Le parole sono importanti!
La domanda avrà toccato chiunque: quant’è questo altro? È molto altro? E altro dove?
L’Accademia della Crusca dice che l’espressione nasce negli anni Ottanta (su Repubblica, nel 1984, ci sono 17 “quant’altro”, Serianni lo colloca nel XIX secolo) per conoscere una crescente fortuna (nel 1996 sul Corriere ce ne sono 71, l’anno dopo 119. Repubblica, nel 2005, ne conta 407), perciò possiamo stare sicuri che almeno questo, in quanto italofoni, lo condividiamo: non sappiamo com’è fatto il continente del “quant’altro”. Sicuramente dev’essere molto esteso. E la sua fauna dev’essere eccezionale, visto che è così insolita e varia che l’interlocutore non ce l’ha sulla punta della lingua e deve comprimerla in un “quant’altro”.
“Ma come fa a non piacerti Sorrentino? Con quelle belle immagini, i carrelli, i dolly, le signore botulinate, nani, ballerine, il Bianconiglio, Diego Armando Maradona e quant’altro”. Il “quant’altro” è, dunque, anche un indice di vaghezza. Da questo punto di vista, il suo opposto perfetto è il “io solo una cosa dico” che affiora qui e lì nei discorsi complessi, quando l’interlocutore ipocefalo è sopraffatto dal dispiegamento del discorso col conversatore e si rintana nell’assoluta determinatezza di quell’unica cosa che sa e reitera.
Ma se per il piattoloso “solo una cosa so” c’è rimedio (la fine programmata della conversazione), il “quant’altro” è pernicioso perché sottende una lunga arringa ed è sgradevole perché conserva il lezzo questorio che lo partorì. Non ci si può divincolare facilmente, perché il “quant’altro” colpisce a tradimento, ma forse è possibile ritorcerlo contro l’interlocutore. Infatti, ogni volta che si ode “quant’altro” (o “quant’altri”, che è lo stesso), si potrà ricorrere a un aforisma di Cioran. Uno qualunque, di un qualunque libro di Cioran. Si immaginino, dunque, le seguenti doppiette dialogiche (tratte da Squartamento).
“E siccome non m’importa di fascisti, comunisti, radicali, socialisti e quant’altro...”.
“Se le onde si mettessero a riflettere, crederebbero di avanzare, di avere uno scopo, di progredire, di lavorare per il bene del Mare, e finirebbero coll’elaborare una filosofia sciocca quanto il loro zelo”.
“Siamo andati da Mario, al Corso, non ti dico: c’era la pasta con le telline, il carpaccio di spore, e poi un’ernia di dolci, caffè, biscotti, cioccolata, caramelle, liquirizie e quant’altro. Tanto vado in piscina e brucio tutto”.

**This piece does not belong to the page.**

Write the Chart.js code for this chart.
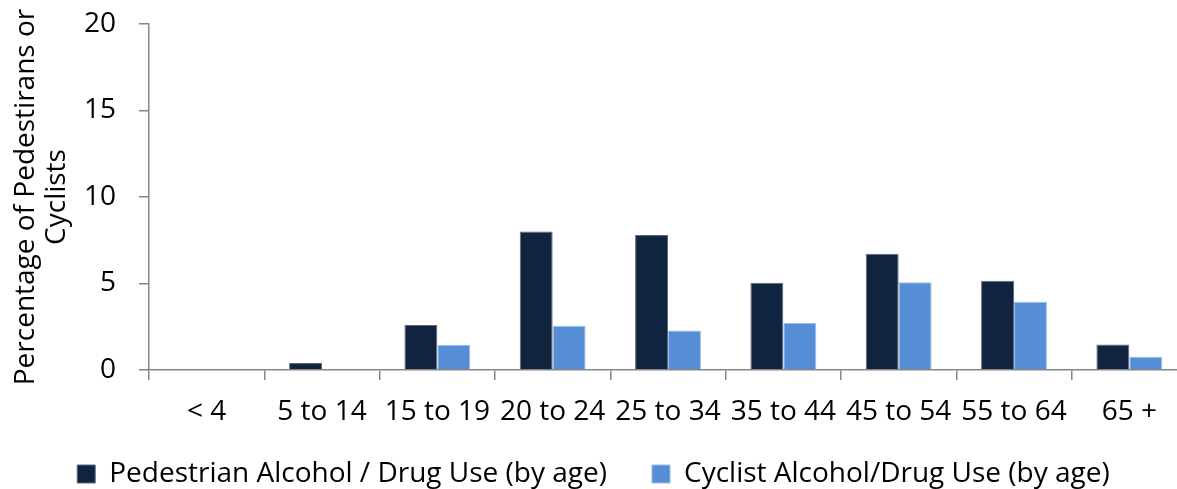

“La speranza è la forma normale di delirio”.
“Bungee jumping, trekking, fisting, rafting e quant’altro: non mi nego nulla, io!”.
“Non appena si esce per strada, alla vista della gente, sterminio è la prima parola che viene in mente”.
Questa strategia dovrebbe rivelarsi vincente. Ma, per amor di giustizia, dobbiamo anche sottolineare che esiste un uso lecito (intellettualmente lecito, ci s’intenda) di quant’altro: quello del sacrosanto sprezzo verso l’idiozia. Un esempio potrebbe essere la frase di un fine cronista di sommessa ironia e smagliante sagacia, il quale un giorno profferì l’immortale frase riguardo un’iniziativa “sponsorizzata da Tizio, Caio, e quant’altri”.